Marking the 18th anniversary of the 9/11 attacks, in a CNN opinion piece Towsley Policymaker in Residence Javed Ali and Ford School student Marcella Huber (MPP ‘20) call for the U.S. to take immediate steps to combat a specific looming terrorist threat. Despite the loss of its physical caliphate and significant battlefield casualties, Ali and Huber warn in “The US needs to act now against the next terrorist incubator” that Islamic State of Iraq and Syria (ISIS) ideology is building strength in a remote corner of northeast Syria where a 1.5-square-mile complex called al-Hol holds more than 70,000 people being detained by the U.S.-backed Syrian Democratic Forces. Within this population, report Ali and Huber, thousands are becoming radicalized and increasingly committed to the ISIS cause.
“As national security professionals with careers in the military and counterterrorism communities respectively, we feel now is a crucial moment for the United States to demonstrate global leadership and develop a clear strategy to deal with this complex issue,” they wrote. Ali served on the Trump Administration’s National Security Council from 2017 to 2018. Huber serves as a Lieutenant Colonel in the Air Force Reserve.
Ali and Huber call for the United States to “establish a line of authority to the camp” on multiple levels, allowing Departments of State and Defense to establish diplomatic will and physical security within al-Hol, permitting the Department of Justices to establish “precedence in the prosecution of individuals affiliated with ISIS,” and the Department of Homeland Security to ensure U.S.-bound ISIS affiliates to uphold repatriation agreements.
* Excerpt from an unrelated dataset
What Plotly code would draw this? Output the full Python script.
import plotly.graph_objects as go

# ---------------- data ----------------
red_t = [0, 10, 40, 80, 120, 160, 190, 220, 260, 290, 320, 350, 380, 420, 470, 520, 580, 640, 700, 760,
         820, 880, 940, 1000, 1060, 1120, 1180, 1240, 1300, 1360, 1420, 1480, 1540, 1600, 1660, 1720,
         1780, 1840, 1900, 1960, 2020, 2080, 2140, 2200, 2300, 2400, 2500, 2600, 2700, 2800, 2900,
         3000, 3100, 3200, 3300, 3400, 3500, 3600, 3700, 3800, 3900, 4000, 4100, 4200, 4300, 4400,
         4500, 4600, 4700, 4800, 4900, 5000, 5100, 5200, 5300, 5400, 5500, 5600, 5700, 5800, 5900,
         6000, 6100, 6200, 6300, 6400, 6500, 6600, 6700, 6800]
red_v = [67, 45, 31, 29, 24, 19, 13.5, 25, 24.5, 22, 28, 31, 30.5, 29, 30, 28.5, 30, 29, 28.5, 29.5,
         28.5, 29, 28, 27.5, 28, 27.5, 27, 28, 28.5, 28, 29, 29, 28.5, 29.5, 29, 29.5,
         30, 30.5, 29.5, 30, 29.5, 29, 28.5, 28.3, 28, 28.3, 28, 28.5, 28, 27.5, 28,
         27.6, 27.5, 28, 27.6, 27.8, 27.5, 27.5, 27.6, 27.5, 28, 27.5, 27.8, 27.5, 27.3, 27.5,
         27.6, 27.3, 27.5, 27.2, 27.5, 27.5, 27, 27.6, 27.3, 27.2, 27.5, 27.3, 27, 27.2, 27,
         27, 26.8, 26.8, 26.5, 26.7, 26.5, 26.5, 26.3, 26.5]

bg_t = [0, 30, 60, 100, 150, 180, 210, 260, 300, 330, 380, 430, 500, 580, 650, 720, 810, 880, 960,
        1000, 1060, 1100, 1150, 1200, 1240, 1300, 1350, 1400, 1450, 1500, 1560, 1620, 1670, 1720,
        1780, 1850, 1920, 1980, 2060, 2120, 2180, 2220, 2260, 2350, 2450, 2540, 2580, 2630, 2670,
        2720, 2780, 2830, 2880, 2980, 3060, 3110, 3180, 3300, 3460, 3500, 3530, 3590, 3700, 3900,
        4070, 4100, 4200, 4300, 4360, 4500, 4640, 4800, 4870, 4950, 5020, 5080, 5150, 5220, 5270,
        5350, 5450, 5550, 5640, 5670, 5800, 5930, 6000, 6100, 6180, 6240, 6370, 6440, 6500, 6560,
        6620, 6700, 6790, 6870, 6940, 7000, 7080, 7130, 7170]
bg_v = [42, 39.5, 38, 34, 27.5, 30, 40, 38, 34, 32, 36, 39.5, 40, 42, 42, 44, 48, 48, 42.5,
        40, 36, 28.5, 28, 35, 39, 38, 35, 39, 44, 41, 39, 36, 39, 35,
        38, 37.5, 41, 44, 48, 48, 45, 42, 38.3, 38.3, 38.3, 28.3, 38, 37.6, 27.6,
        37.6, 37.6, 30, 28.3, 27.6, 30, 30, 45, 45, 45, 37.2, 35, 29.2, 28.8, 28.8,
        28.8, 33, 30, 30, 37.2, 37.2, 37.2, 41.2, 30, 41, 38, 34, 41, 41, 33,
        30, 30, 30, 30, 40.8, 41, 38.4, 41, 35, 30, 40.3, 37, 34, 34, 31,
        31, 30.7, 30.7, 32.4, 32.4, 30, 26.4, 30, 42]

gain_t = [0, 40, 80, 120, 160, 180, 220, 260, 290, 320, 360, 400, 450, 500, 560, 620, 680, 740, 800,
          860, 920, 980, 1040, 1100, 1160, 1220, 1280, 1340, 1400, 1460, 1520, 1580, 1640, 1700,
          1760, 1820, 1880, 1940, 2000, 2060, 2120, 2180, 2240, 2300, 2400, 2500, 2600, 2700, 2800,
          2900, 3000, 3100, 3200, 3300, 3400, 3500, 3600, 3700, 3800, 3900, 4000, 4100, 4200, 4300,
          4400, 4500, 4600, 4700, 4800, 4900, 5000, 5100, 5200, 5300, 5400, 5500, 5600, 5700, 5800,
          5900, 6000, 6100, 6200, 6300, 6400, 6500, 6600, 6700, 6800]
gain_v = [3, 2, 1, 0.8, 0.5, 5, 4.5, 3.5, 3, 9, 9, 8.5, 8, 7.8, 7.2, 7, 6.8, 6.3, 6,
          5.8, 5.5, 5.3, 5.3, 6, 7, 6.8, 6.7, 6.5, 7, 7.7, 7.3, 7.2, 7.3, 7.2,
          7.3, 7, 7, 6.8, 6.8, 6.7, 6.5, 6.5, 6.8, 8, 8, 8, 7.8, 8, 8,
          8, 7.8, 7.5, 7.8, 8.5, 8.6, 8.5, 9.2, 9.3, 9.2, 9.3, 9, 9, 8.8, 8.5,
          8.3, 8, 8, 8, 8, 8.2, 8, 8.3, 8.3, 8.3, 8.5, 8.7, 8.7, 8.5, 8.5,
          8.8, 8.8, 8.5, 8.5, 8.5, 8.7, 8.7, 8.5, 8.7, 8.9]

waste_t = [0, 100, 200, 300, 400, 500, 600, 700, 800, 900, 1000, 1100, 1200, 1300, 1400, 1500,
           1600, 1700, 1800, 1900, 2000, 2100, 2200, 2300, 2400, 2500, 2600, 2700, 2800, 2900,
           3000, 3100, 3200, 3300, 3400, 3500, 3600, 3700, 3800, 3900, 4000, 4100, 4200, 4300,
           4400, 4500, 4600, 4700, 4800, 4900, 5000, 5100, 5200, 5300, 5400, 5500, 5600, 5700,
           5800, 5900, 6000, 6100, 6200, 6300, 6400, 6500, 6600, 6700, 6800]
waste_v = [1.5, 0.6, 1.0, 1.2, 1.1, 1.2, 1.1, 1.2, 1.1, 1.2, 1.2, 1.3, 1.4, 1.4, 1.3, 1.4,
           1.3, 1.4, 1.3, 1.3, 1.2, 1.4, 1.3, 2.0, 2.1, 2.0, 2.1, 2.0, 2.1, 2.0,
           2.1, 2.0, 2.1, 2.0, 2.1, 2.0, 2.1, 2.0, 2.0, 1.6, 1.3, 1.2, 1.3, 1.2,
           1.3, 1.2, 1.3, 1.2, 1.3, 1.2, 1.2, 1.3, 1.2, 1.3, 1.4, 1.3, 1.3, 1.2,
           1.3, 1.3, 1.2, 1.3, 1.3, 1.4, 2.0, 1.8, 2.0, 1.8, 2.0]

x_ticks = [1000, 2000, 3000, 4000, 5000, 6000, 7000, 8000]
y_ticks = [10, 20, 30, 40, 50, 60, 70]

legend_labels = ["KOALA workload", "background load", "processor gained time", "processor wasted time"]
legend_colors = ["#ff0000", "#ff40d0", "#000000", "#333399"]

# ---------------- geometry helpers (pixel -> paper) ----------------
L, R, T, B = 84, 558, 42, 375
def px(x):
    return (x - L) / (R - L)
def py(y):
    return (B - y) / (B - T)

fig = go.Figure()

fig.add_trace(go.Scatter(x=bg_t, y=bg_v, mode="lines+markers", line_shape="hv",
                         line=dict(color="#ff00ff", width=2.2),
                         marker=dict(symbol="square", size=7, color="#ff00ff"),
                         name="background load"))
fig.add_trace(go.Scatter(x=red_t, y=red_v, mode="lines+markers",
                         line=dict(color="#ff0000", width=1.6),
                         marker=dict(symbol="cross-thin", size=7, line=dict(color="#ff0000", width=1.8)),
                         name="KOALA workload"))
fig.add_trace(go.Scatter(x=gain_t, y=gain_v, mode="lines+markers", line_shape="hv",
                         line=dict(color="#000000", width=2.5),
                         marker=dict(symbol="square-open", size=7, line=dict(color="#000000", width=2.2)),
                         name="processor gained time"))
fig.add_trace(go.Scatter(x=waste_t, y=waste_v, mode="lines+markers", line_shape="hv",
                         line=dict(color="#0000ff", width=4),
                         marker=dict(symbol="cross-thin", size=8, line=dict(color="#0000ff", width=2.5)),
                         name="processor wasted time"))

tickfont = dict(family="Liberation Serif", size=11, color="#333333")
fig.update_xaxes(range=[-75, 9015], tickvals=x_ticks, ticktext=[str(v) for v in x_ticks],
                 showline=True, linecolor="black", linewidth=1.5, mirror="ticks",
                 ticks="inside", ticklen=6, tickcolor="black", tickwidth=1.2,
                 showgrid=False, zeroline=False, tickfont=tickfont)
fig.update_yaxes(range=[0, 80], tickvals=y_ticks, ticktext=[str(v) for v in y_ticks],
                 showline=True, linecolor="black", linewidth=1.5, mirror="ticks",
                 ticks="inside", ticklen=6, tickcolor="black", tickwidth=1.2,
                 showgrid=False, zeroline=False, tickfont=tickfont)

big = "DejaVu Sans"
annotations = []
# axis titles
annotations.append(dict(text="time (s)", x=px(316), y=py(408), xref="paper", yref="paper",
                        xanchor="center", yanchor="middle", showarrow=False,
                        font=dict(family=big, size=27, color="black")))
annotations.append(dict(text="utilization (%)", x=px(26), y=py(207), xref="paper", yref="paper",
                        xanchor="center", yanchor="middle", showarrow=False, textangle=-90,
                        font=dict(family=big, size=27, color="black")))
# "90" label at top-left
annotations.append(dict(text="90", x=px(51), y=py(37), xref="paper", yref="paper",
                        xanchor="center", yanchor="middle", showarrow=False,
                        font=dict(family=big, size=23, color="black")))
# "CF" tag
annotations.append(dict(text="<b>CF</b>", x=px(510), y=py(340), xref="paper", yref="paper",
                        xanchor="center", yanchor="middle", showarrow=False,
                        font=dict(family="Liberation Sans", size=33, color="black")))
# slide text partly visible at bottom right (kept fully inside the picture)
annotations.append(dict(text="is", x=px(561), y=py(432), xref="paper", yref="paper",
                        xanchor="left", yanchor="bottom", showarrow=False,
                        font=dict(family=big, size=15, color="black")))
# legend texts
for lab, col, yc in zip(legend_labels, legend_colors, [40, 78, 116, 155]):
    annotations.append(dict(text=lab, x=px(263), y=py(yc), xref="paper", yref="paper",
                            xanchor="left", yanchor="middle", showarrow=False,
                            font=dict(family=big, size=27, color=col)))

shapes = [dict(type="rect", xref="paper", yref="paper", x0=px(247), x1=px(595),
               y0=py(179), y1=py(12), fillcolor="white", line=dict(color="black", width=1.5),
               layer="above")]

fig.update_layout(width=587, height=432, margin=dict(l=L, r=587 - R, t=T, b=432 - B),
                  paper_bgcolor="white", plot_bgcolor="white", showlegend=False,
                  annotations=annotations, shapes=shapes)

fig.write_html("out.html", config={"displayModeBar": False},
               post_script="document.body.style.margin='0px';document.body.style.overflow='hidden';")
“Absent U.S. pressure,” write Ali and Huber, “the international community has no appetite to intervene in the camp…The presence of thousands of committed ISIS supporters languishing at al-Hol could become an unprecedented terrorist incubator unless the United States and the international community rapidly mobilize to address the crisis.”
Read the opinion column on CNN.com.
Javed Ali is a Towsley Foundation Policymaker in Residence at the Ford School for fall 2019, teaching "National Security Council and Counterterrorism" and co-teaching "Cybersecurity for Future Leaders." A former senior director for counterterrorism at the National Security Council, Ali has over 20 years of professional experience in national security and intelligence issues in Washington, D.C., serving in the Defense Intelligence Agency, the Department of Homeland Security, and the Federal Bureau of Investigation. While at the FBI, he also held senior positions on joint duty assignments at the National Intelligence Council, the National Counterterrorism Center, and the National Security Council under the Trump Administration.
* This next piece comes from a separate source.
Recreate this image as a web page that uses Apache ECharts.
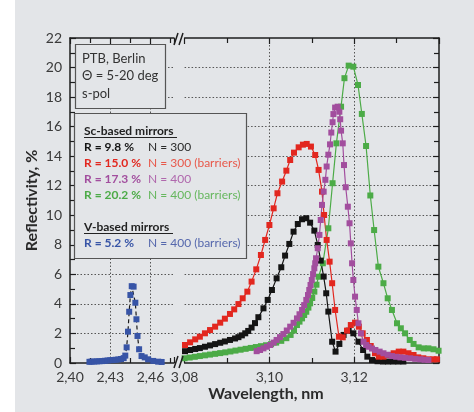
<!DOCTYPE html>
<html><head><meta charset="utf-8">
<script src="https://cdn.jsdelivr.net/npm/echarts@6/dist/echarts.min.js"></script>
<style>html,body{margin:0;padding:0;background:#e3e5e8;} #c{width:474px;height:412px;}</style>
</head><body><div id="c"></div>
<script>
// ---- data (wavelength in nm, reflectivity in %) ----
const blueWl = [2.4145,2.4160,2.4180,2.4200,2.4220,2.4240,2.4260,2.4280,2.4300,2.4320,2.4340,2.4360,2.4380,2.4400,2.4412,2.4422,2.4432,2.4441,2.4450,2.4460,2.4474,2.4487,2.4495,2.4503,2.4515,2.4533,2.4557,2.4582,2.4620,2.4657,2.4683];
const blueR  = [0.08,0.09,0.10,0.11,0.12,0.13,0.15,0.17,0.19,0.20,0.22,0.24,0.27,0.33,0.50,1.06,2.12,3.47,4.60,5.20,5.17,4.08,2.96,1.83,0.93,0.47,0.38,0.25,0.14,0.09,0.07];

const blackWl = [3.0801,3.0813,3.0825,3.0836,3.0848,3.0860,3.0872,3.0884,3.0895,3.0907,3.0919,3.0927,3.0935,3.0943,3.0950,3.0958,3.0966,3.0974,3.0986,3.0996,3.1006,3.1017,3.1028,3.1037,3.1047,3.1057,3.1067,3.1077,3.1087,3.1096,3.1106,3.1114,3.1121,3.1128,3.1134,3.1139,3.1148,3.1156,3.1165,3.1175,3.1187,3.1198,3.1210,3.1221,3.1231,3.1242,3.1255,3.1268,3.1280,3.1292,3.1304,3.1316];
const blackR  = [0.80,0.88,0.95,1.01,1.10,1.19,1.28,1.37,1.46,1.56,1.66,1.75,1.87,2.01,2.17,2.40,2.70,3.10,3.70,4.27,4.94,5.73,6.48,7.27,8.06,8.89,9.41,9.73,9.80,9.50,8.96,7.99,6.93,5.85,4.72,3.48,1.44,0.77,1.29,1.90,2.19,2.01,1.44,0.88,0.43,0.20,0.12,0.10,0.10,0.10,0.10,0.10];

const redWl = [3.0801,3.0813,3.0825,3.0836,3.0848,3.0860,3.0872,3.0884,3.0895,3.0907,3.0917,3.0927,3.0937,3.0948,3.0958,3.0969,3.0980,3.0990,3.1000,3.1010,3.1019,3.1030,3.1040,3.1049,3.1058,3.1069,3.1079,3.1088,3.1098,3.1108,3.1116,3.1124,3.1129,3.1135,3.1142,3.1148,3.1155,3.1164,3.1173,3.1183,3.1192,3.1202,3.1211,3.1220,3.1230,3.1239,3.1249,3.1258,3.1269,3.1281,3.1293,3.1305,3.1316,3.1328,3.1340,3.1351,3.1363,3.1375,3.1387,3.1395];
const redR  = [1.22,1.40,1.60,1.78,2.01,2.23,2.46,2.73,3.00,3.32,3.63,3.99,4.38,4.83,5.51,6.34,7.31,8.33,9.34,10.47,11.49,12.28,13.02,13.74,14.24,14.60,14.78,14.83,14.65,14.08,13.07,11.60,10.02,8.33,6.86,5.40,3.59,1.78,1.74,2.19,2.57,2.73,2.46,2.01,1.56,1.15,0.66,0.43,0.43,0.54,0.66,0.77,0.77,0.66,0.54,0.38,0.32,0.25,0.25,0.25];

const purpleWl = [3.0970,3.0978,3.0986,3.0994,3.1002,3.1010,3.1017,3.1025,3.1033,3.1041,3.1049,3.1057,3.1065,3.1071,3.1077,3.1082,3.1087,3.1091,3.1094,3.1097,3.1100,3.1103,3.1106,3.1108,3.1110,3.1114,3.1118,3.1121,3.1124,3.1128,3.1132,3.1135,3.1139,3.1143,3.1146,3.1149,3.1151,3.1155,3.1161,3.1165,3.1167,3.1169,3.1173,3.1176,3.1180,3.1185,3.1189,3.1192,3.1195,3.1198,3.1202,3.1206,3.1210,3.1216,3.1222,3.1228,3.1234,3.1242,3.1250,3.1260,3.1269,3.1279,3.1289,3.1299,3.1309,3.1320,3.1332,3.1344,3.1356,3.1366,3.1375];
const purpleR  = [0.80,0.88,0.99,1.10,1.22,1.38,1.56,1.75,1.96,2.20,2.46,2.72,3.02,3.30,3.59,3.92,4.27,4.60,4.94,5.28,5.62,6.02,6.41,6.75,7.09,7.77,8.67,9.68,10.70,11.60,12.40,13.30,14.10,14.80,15.60,16.30,16.85,17.29,17.35,17.01,16.50,15.73,14.87,13.40,11.90,10.58,9.46,8.10,6.75,5.62,4.49,3.59,2.69,2.01,1.44,1.22,1.10,0.98,0.88,0.77,0.66,0.56,0.47,0.42,0.38,0.35,0.32,0.28,0.25,0.22,0.20];

const greenWl = [3.0800,3.0812,3.0824,3.0836,3.0848,3.0860,3.0872,3.0884,3.0896,3.0908,3.0920,3.0932,3.0944,3.0956,3.0968,3.0980,3.0992,3.1004,3.1016,3.1028,3.1040,3.1050,3.1058,3.1065,3.1071,3.1077,3.1082,3.1087,3.1092,3.1096,3.1101,3.1106,3.1111,3.1116,3.1126,3.1139,3.1149,3.1158,3.1169,3.1177,3.1187,3.1198,3.1209,3.1218,3.1228,3.1238,3.1247,3.1257,3.1269,3.1279,3.1289,3.1301,3.1310,3.1320,3.1331,3.1340,3.1352,3.1364,3.1375,3.1387,3.1399];
const greenR  = [0.32,0.37,0.42,0.47,0.52,0.57,0.62,0.67,0.72,0.78,0.84,0.90,0.96,1.02,1.08,1.14,1.20,1.28,1.38,1.50,1.68,1.90,2.20,2.57,2.80,3.02,3.25,3.47,3.75,4.04,4.40,4.83,5.30,5.84,6.75,9.12,12.17,14.87,17.35,19.28,20.13,20.06,18.82,16.86,14.69,11.34,9.00,6.52,5.40,4.38,3.59,2.69,2.35,2.01,1.56,1.29,1.06,0.99,0.99,0.93,0.83];

const leftTicks = {min: 2.40, max: 2.4775, step: 0.03};
const rightTicks = {min: 3.08, max: 3.14, step: 0.02};
const yTicks = {min: 0, max: 22, step: 2};

const infoLines = ['PTB, Berlin', '\u0398 = 5-20 deg', 's-pol'];
const scHeader = 'Sc-based mirrors';
const scR = ['R = 9.8 %', 'R = 15.0 %', 'R = 17.3 %', 'R = 20.2 %'];
const scN = ['N = 300', 'N = 300 (barriers)', 'N = 400', 'N = 400 (barriers)'];
const vHeader = 'V-based mirrors';
const vR = ['R = 5.2 %'];
const vN = ['N = 400 (barriers)'];
const xTitle = 'Wavelength, nm';
const yTitle = 'Reflectivity, %';

// ---- styles ----
const FONT = "Lato, 'Open Sans', sans-serif";
const BG = '#e3e5e8';
const AX = '#1e1e1e';
const C = {black:'#141414', red:'#e2271f', purple:'#a24e9e', green:'#4cab47', blue:'#3754a6'};
const CN = {black:'#2a2a2a', red:'#e8584a', purple:'#b068ad', green:'#66b75e', blue:'#5668ad'};

function zip(a, b){ return a.map((v,i)=>[v, b[i]]); }
function fmt(step){ return v => { const k = Math.round(v/step); return Math.abs(v-k*step) < 1e-6 ? v.toFixed(2).replace('.', ',') : ''; }; }

function xAx(grid, t, pos){
  const bottom = pos === 'bottom';
  return {
    type:'value', gridIndex:grid, position:pos, min:t.min, max:t.max, interval:t.step,
    axisLine:{show:true, onZero:false, lineStyle:{color:AX, width:1.5}},
    axisTick:{show:true, inside:true, length:6, lineStyle:{color:AX, width:1.2}},
    minorTick:{show:true, splitNumber:2, length:5, lineStyle:{color:AX, width:1.2}},
    axisLabel:{show:bottom, formatter:fmt(t.step), color:'#3a3a3a', fontSize:14, fontFamily:FONT, margin:7, showMaxLabel:false},
    splitLine:{show:bottom, showMinLine:false, showMaxLine:false, lineStyle:{type:[1.5,2], color:'#555', width:1}}
  };
}
function yAx(grid, pos){
  const left = pos === 'left';
  return {
    type:'value', gridIndex:grid, position:pos, min:yTicks.min, max:yTicks.max, interval:yTicks.step,
    axisLine:{show:true, onZero:false, lineStyle:{color:AX, width:1.5}},
    axisTick:{show:true, inside:true, length:6, lineStyle:{color:AX, width:1.2}},
    minorTick:{show:true, splitNumber:2, length:5, lineStyle:{color:AX, width:1.2}},
    axisLabel:{show:left, color:'#3a3a3a', fontSize:14, fontFamily:FONT, margin:8},
    splitLine:{show:true, showMinLine:false, showMaxLine:false, lineStyle:{type:[1.5,2], color:'#555', width:1}},
    name: left ? yTitle : '', nameLocation:'middle', nameGap:30,
    nameTextStyle:{fontSize:16, fontWeight:'bold', color:'#2a2a2a', fontFamily:FONT}
  };
}
function ser(name, wl, r, color, grid, dashed){
  return {
    name, type:'line', xAxisIndex:grid, yAxisIndex:grid, data:zip(wl, r),
    symbol:'rect', symbolSize:6, showAllSymbol:true,
    itemStyle:{color:color},
    lineStyle:{color: dashed ? '#1a1a1a' : color, width:1.2, type: dashed ? [4,3] : 'solid'},
    animation:false, z:2
  };
}

const graphic = [];
// white page margin at the left edge
graphic.push({type:'rect', shape:{x:0, y:0, width:15, height:412}, style:{fill:'#ffffff'}, z:-10, silent:true});
// axis break marks
const slash = (x1,y1,x2,y2) => ({type:'line', shape:{x1,y1,x2,y2}, style:{stroke:AX, lineWidth:1.5}, z:100});
graphic.push(slash(174,45,178,33), slash(179,45,183,33));
graphic.push(slash(174,368,178,356), slash(179,368,183,356));

// info box
graphic.push({type:'rect', shape:{x:75.5, y:44.5, width:90, height:64}, style:{fill:BG, stroke:'#555', lineWidth:1.2}, z:50});
infoLines.forEach((t,i)=>graphic.push({type:'text', x:82, y:58.5 + i*17.5, style:{text:t, fill:'#333', font:`13px ${FONT}`, textVerticalAlign:'middle'}, z:51}));

// legend box
graphic.push({type:'rect', shape:{x:74.5, y:113.5, width:172, height:145}, style:{fill:BG, stroke:'#555', lineWidth:1.2}, z:50});
const colKeys = ['black','red','purple','green'];
graphic.push({type:'text', x:84, y:131, style:{text:scHeader, fill:'#222', font:`bold 12px ${FONT}`, textVerticalAlign:'middle'}, z:51});
graphic.push({type:'line', shape:{x1:84, y1:137.5, x2:177, y2:137.5}, style:{stroke:'#222', lineWidth:1}, z:51});
scR.forEach((t,i)=>{
  const y = 147 + i*16.2;
  graphic.push({type:'text', x:84, y, style:{text:t, fill:C[colKeys[i]], font:`bold 12px ${FONT}`, textVerticalAlign:'middle'}, z:51});
  graphic.push({type:'text', x:148, y, style:{text:scN[i], fill:CN[colKeys[i]], font:`12px ${FONT}`, textVerticalAlign:'middle'}, z:51});
});
graphic.push({type:'text', x:84, y:227, style:{text:vHeader, fill:'#222', font:`bold 12px ${FONT}`, textVerticalAlign:'middle'}, z:51});
graphic.push({type:'line', shape:{x1:84, y1:233.5, x2:173, y2:233.5}, style:{stroke:'#222', lineWidth:1}, z:51});
vR.forEach((t,i)=>{
  const y = 243.5 + i*16.2;
  graphic.push({type:'text', x:84, y, style:{text:t, fill:C.blue, font:`bold 12px ${FONT}`, textVerticalAlign:'middle'}, z:51});
  graphic.push({type:'text', x:148, y, style:{text:vN[i], fill:CN.blue, font:`12px ${FONT}`, textVerticalAlign:'middle'}, z:51});
});
// x title
graphic.push({type:'text', x:266, y:394, style:{text:xTitle, fill:'#2a2a2a', font:`bold 16px ${FONT}`, textAlign:'center', textVerticalAlign:'middle'}, z:51});

const option = {
  backgroundColor: BG,
  animation:false,
  textStyle:{fontFamily:FONT},
  grid:[
    {left:70, top:38, width:104, height:325},
    {left:184.6, top:38, width:254.4, height:325}
  ],
  xAxis:[ xAx(0,leftTicks,'bottom'), xAx(1,rightTicks,'bottom'), xAx(0,leftTicks,'top'), xAx(1,rightTicks,'top') ],
  yAxis:[ yAx(0,'left'), yAx(1,'right') ],
  series:[
    ser('V R=5.2%', blueWl, blueR, C.blue, 0, true),
    ser('Sc R=20.2%', greenWl, greenR, C.green, 1, false),
    ser('Sc R=9.8%', blackWl, blackR, C.black, 1, false),
    ser('Sc R=15.0%', redWl, redR, C.red, 1, false),
    ser('Sc R=17.3%', purpleWl, purpleR, C.purple, 1, false)
  ],
  graphic: graphic
};
const chart = echarts.init(document.getElementById('c'));
chart.setOption(option);
</script>
</body></html>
Marcella 'Marcy' Huber is an Air Force Reserve Lieutenant Colonel with numerous overseas assignments accumulating more than 12-months of service in the Middle East, Central Asia, and Europe as a Public Affairs Officer (PAO) on missions with U.S. Central Command, and U.S. Transportation Command. She currently serves at U.S. Central Command in Communication Integration. While at U.S. Transportation Command she served as the Future Operations Department Head for approximately 35 joint reservists in a rapidly deployable, planning-centric command. In her civilian capacity, she worked for Ausley Associates Inc., as a contractor for the Navy’s F/A-18 & EA-18G Program Office. Previously, Marcy was contracted by General Dynamics Information Technology (GDIT) to serve as the PAO to the Navy’s diversity spokeswoman, RADM Wendi Carpenter, who was the first female Navy aviator to promote to admiral.